◆ **What is needed**
Locate every line below that contains the word "matplotlib" and copy it.

◆ **Source material**
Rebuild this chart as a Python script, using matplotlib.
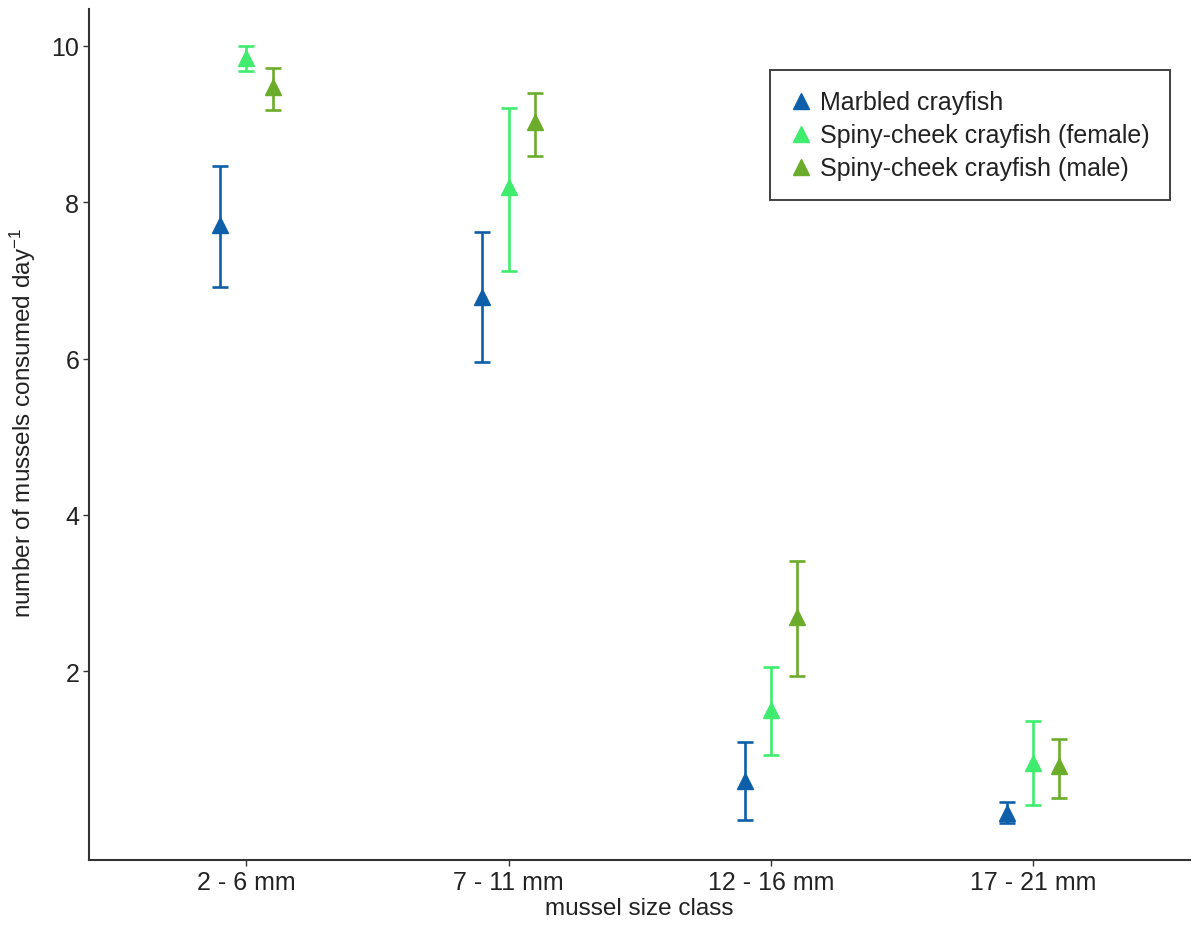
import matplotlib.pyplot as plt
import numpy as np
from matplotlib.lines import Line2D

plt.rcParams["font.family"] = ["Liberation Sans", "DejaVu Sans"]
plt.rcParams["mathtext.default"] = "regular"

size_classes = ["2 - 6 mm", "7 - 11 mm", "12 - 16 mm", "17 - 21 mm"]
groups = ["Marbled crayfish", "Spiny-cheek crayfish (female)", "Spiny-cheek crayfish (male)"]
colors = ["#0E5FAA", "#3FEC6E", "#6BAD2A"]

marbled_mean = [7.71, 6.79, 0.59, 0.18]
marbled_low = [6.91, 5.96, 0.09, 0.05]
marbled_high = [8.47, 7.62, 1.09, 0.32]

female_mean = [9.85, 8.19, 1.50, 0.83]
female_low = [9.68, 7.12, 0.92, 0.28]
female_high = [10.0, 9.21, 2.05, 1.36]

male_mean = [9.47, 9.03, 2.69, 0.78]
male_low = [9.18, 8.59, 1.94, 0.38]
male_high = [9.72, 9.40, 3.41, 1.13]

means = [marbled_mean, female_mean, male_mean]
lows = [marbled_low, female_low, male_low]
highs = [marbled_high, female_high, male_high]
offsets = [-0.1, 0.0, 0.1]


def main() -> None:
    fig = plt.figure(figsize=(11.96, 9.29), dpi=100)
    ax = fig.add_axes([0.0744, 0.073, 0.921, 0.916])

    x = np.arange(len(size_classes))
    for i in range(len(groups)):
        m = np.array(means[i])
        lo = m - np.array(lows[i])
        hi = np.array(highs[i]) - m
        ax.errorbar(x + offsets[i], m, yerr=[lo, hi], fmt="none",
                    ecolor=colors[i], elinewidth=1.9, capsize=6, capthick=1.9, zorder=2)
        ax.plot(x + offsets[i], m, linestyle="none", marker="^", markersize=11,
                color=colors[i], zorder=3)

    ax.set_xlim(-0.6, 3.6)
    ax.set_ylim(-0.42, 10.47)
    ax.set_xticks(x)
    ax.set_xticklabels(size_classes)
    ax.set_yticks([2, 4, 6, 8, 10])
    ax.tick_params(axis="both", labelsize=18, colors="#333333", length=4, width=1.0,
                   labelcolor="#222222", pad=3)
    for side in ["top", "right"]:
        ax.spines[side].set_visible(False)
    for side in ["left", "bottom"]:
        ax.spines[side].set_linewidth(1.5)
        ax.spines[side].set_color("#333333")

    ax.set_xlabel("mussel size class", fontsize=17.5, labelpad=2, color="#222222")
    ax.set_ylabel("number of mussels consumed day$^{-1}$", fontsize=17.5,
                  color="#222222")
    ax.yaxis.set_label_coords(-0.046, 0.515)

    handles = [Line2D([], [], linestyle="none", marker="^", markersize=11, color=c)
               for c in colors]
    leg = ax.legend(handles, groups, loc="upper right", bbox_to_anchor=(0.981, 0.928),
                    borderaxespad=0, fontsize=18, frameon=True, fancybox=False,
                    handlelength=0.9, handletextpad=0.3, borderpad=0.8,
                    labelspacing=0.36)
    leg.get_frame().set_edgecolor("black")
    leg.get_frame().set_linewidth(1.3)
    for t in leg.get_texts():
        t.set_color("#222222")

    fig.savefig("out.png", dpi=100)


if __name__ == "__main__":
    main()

◆ **Result below**
Rebuild this chart as a Python script, using matplotlib.
import matplotlib.pyplot as plt
from matplotlib.lines import Line2D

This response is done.